-- START --

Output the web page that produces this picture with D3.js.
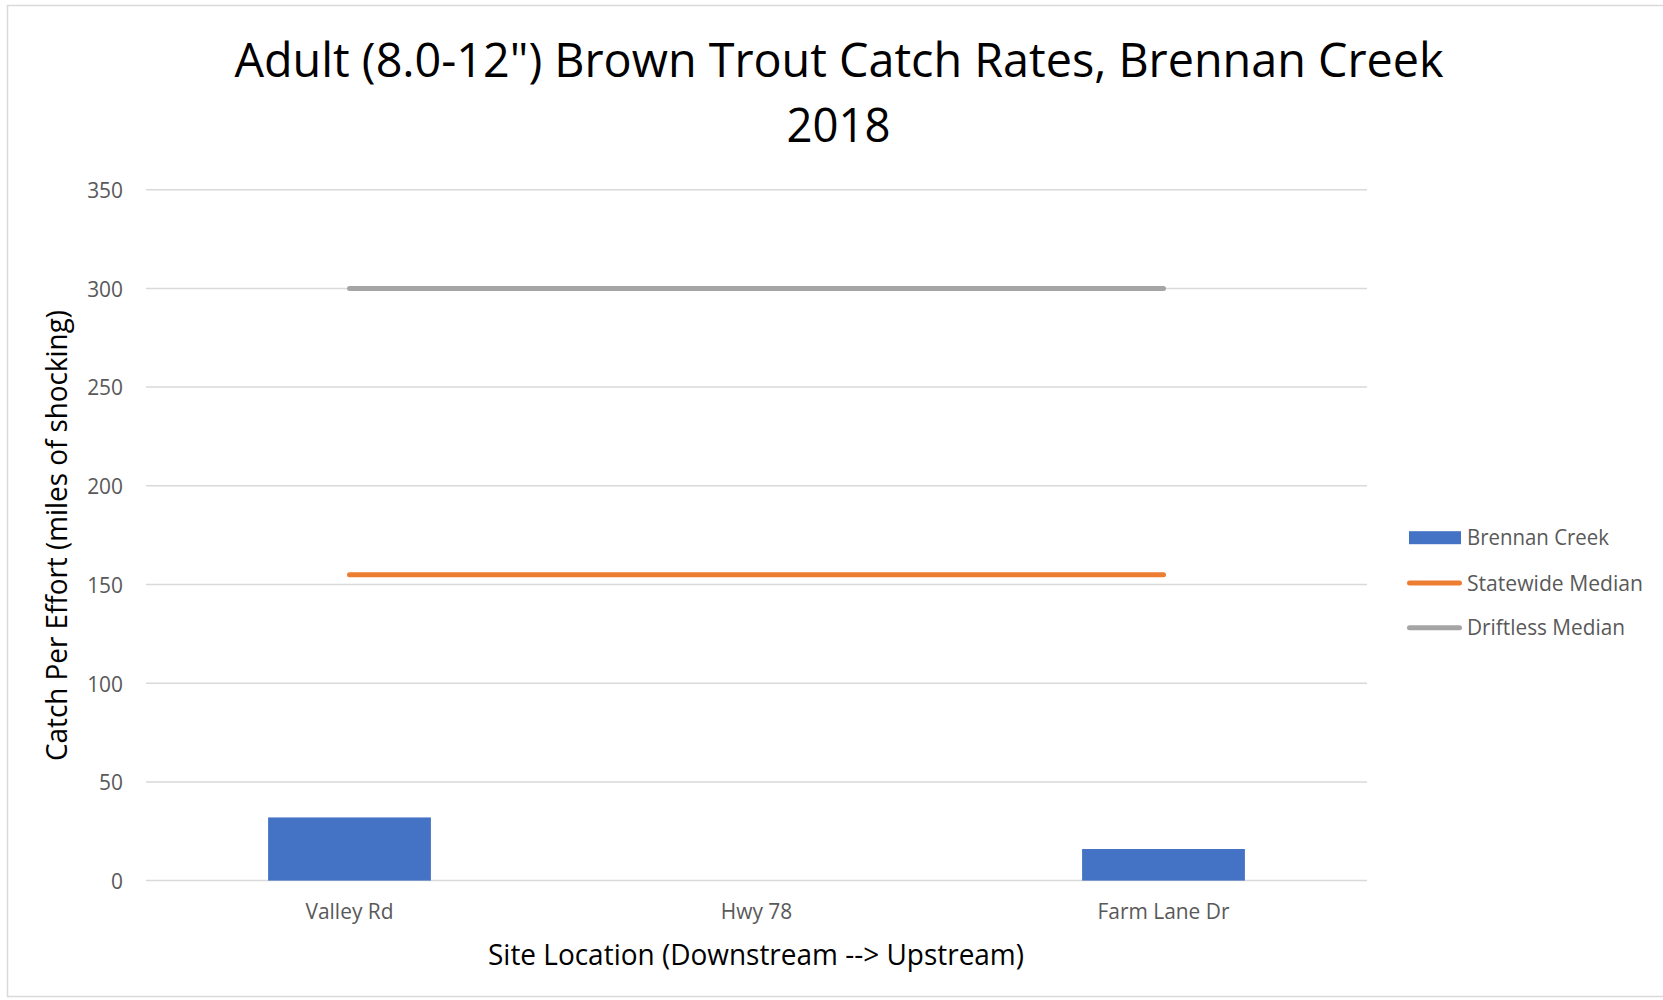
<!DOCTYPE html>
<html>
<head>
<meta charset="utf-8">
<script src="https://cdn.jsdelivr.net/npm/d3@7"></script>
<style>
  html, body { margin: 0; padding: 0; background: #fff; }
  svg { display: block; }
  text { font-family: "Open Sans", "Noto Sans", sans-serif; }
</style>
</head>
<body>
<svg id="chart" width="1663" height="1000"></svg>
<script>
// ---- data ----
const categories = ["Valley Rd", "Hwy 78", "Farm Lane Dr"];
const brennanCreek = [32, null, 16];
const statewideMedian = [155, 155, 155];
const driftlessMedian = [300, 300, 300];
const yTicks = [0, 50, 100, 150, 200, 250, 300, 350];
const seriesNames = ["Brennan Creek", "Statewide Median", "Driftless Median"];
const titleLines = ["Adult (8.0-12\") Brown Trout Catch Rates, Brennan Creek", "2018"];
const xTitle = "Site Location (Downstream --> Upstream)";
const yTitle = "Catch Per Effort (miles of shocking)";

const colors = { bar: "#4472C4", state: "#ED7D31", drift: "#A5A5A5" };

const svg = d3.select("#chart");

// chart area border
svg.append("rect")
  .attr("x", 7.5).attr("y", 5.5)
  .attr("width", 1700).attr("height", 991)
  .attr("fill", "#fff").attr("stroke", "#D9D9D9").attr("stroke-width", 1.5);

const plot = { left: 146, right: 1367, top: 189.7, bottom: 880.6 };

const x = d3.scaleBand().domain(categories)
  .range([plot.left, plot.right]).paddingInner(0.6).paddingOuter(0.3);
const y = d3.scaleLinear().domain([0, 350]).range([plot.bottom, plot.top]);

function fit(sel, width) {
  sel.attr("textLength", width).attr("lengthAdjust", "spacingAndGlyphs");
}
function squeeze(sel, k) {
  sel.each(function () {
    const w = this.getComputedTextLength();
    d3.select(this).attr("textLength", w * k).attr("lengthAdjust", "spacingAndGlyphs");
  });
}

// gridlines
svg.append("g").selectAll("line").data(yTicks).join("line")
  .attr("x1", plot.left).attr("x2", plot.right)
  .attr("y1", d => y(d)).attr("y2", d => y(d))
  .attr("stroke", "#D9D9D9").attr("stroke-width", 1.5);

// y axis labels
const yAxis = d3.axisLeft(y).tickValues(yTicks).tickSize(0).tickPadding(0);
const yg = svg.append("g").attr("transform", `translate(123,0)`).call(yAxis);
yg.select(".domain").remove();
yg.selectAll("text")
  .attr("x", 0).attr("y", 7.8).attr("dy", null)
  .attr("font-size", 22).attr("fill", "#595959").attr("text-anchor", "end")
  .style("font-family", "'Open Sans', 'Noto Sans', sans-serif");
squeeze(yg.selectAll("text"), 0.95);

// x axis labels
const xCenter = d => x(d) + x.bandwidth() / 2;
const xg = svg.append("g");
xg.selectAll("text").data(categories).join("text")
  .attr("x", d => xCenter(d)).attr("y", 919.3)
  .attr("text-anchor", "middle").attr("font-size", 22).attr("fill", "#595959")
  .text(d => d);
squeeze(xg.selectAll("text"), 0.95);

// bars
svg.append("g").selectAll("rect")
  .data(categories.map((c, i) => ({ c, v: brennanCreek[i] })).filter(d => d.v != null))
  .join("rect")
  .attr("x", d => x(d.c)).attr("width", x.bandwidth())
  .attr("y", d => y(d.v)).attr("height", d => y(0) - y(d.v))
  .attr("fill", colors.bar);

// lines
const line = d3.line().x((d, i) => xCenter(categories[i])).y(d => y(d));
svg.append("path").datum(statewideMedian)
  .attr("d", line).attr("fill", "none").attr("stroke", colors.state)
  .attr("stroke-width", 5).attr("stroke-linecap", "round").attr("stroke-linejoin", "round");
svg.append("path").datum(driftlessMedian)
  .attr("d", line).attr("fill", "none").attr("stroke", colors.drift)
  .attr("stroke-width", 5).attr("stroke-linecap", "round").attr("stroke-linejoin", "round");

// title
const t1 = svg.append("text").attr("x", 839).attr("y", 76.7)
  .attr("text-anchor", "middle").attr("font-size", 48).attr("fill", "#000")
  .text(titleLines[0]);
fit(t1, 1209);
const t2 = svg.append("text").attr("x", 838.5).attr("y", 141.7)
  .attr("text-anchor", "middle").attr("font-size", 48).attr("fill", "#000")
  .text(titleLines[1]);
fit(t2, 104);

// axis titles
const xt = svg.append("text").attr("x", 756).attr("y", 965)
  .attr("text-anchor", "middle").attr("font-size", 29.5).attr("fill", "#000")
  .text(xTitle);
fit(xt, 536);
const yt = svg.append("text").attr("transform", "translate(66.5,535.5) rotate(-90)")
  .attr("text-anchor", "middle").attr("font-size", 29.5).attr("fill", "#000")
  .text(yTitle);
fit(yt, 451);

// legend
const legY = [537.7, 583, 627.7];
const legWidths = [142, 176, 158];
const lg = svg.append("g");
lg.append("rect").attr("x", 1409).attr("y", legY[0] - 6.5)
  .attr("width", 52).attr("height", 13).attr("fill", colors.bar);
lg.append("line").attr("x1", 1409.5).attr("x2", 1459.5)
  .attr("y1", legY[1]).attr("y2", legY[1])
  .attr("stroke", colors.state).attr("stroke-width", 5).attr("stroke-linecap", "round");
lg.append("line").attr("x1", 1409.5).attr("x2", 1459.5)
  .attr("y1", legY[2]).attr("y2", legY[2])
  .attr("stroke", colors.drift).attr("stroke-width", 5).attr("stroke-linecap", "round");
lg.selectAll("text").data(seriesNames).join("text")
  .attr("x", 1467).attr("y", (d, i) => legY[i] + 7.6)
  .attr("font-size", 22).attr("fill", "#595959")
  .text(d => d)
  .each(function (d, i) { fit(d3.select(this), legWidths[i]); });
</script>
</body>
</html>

-- END --

### What you will do
Print out the whole of the material word for word, without pictures.

### Result of this exercise
Output the web page that produces this picture with D3.js.
<!DOCTYPE html>
<html>
<head>
<meta charset="utf-8">
<script src="https://cdn.jsdelivr.net/npm/d3@7"></script>
<style>
  html, body { margin: 0; padding: 0; background: #fff; }
  svg { display: block; }
  text { font-family: "Open Sans", "Noto Sans", sans-serif; }
</style>
</head>
<body>
<svg id="chart" width="1663" height="1000"></svg>
<script>
// ---- data ----
const categories = ["Valley Rd", "Hwy 78", "Farm Lane Dr"];
const brennanCreek = [32, null, 16];
const statewideMedian = [155, 155, 155];
const driftlessMedian = [300, 300, 300];
const yTicks = [0, 50, 100, 150, 200, 250, 300, 350];
const seriesNames = ["Brennan Creek", "Statewide Median", "Driftless Median"];
const titleLines = ["Adult (8.0-12\") Brown Trout Catch Rates, Brennan Creek", "2018"];
const xTitle = "Site Location (Downstream --> Upstream)";
const yTitle = "Catch Per Effort (miles of shocking)";

const colors = { bar: "#4472C4", state: "#ED7D31", drift: "#A5A5A5" };

const svg = d3.select("#chart");

// chart area border
svg.append("rect")
  .attr("x", 7.5).attr("y", 5.5)
  .attr("width", 1700).attr("height", 991)
  .attr("fill", "#fff").attr("stroke", "#D9D9D9").attr("stroke-width", 1.5);

const plot = { left: 146, right: 1367, top: 189.7, bottom: 880.6 };

const x = d3.scaleBand().domain(categories)
  .range([plot.left, plot.right]).paddingInner(0.6).paddingOuter(0.3);
const y = d3.scaleLinear().domain([0, 350]).range([plot.bottom, plot.top]);

function fit(sel, width) {
  sel.attr("textLength", width).attr("lengthAdjust", "spacingAndGlyphs");
}
function squeeze(sel, k) {
  sel.each(function () {
    const w = this.getComputedTextLength();
    d3.select(this).attr("textLength", w * k).attr("lengthAdjust", "spacingAndGlyphs");
  });
}

// gridlines
svg.append("g").selectAll("line").data(yTicks).join("line")
  .attr("x1", plot.left).attr("x2", plot.right)
  .attr("y1", d => y(d)).attr("y2", d => y(d))
  .attr("stroke", "#D9D9D9").attr("stroke-width", 1.5);

// y axis labels
const yAxis = d3.axisLeft(y).tickValues(yTicks).tickSize(0).tickPadding(0);
const yg = svg.append("g").attr("transform", `translate(123,0)`).call(yAxis);
yg.select(".domain").remove();
yg.selectAll("text")
  .attr("x", 0).attr("y", 7.8).attr("dy", null)
  .attr("font-size", 22).attr("fill", "#595959").attr("text-anchor", "end")
  .style("font-family", "'Open Sans', 'Noto Sans', sans-serif");
squeeze(yg.selectAll("text"), 0.95);

// x axis labels
const xCenter = d => x(d) + x.bandwidth() / 2;
const xg = svg.append("g");
xg.selectAll("text").data(categories).join("text")
  .attr("x", d => xCenter(d)).attr("y", 919.3)
  .attr("text-anchor", "middle").attr("font-size", 22).attr("fill", "#595959")
  .text(d => d);
squeeze(xg.selectAll("text"), 0.95);

// bars
svg.append("g").selectAll("rect")
  .data(categories.map((c, i) => ({ c, v: brennanCreek[i] })).filter(d => d.v != null))
  .join("rect")
  .attr("x", d => x(d.c)).attr("width", x.bandwidth())
  .attr("y", d => y(d.v)).attr("height", d => y(0) - y(d.v))
  .attr("fill", colors.bar);

// lines
const line = d3.line().x((d, i) => xCenter(categories[i])).y(d => y(d));
svg.append("path").datum(statewideMedian)
  .attr("d", line).attr("fill", "none").attr("stroke", colors.state)
  .attr("stroke-width", 5).attr("stroke-linecap", "round").attr("stroke-linejoin", "round");
svg.append("path").datum(driftlessMedian)
  .attr("d", line).attr("fill", "none").attr("stroke", colors.drift)
  .attr("stroke-width", 5).attr("stroke-linecap", "round").attr("stroke-linejoin", "round");

// title
const t1 = svg.append("text").attr("x", 839).attr("y", 76.7)
  .attr("text-anchor", "middle").attr("font-size", 48).attr("fill", "#000")
  .text(titleLines[0]);
fit(t1, 1209);
const t2 = svg.append("text").attr("x", 838.5).attr("y", 141.7)
  .attr("text-anchor", "middle").attr("font-size", 48).attr("fill", "#000")
  .text(titleLines[1]);
fit(t2, 104);

// axis titles
const xt = svg.append("text").attr("x", 756).attr("y", 965)
  .attr("text-anchor", "middle").attr("font-size", 29.5).attr("fill", "#000")
  .text(xTitle);
fit(xt, 536);
const yt = svg.append("text").attr("transform", "translate(66.5,535.5) rotate(-90)")
  .attr("text-anchor", "middle").attr("font-size", 29.5).attr("fill", "#000")
  .text(yTitle);
fit(yt, 451);

// legend
const legY = [537.7, 583, 627.7];
const legWidths = [142, 176, 158];
const lg = svg.append("g");
lg.append("rect").attr("x", 1409).attr("y", legY[0] - 6.5)
  .attr("width", 52).attr("height", 13).attr("fill", colors.bar);
lg.append("line").attr("x1", 1409.5).attr("x2", 1459.5)
  .attr("y1", legY[1]).attr("y2", legY[1])
  .attr("stroke", colors.state).attr("stroke-width", 5).attr("stroke-linecap", "round");
lg.append("line").attr("x1", 1409.5).attr("x2", 1459.5)
  .attr("y1", legY[2]).attr("y2", legY[2])
  .attr("stroke", colors.drift).attr("stroke-width", 5).attr("stroke-linecap", "round");
lg.selectAll("text").data(seriesNames).join("text")
  .attr("x", 1467).attr("y", (d, i) => legY[i] + 7.6)
  .attr("font-size", 22).attr("fill", "#595959")
  .text(d => d)
  .each(function (d, i) { fit(d3.select(this), legWidths[i]); });
</script>
</body>
</html>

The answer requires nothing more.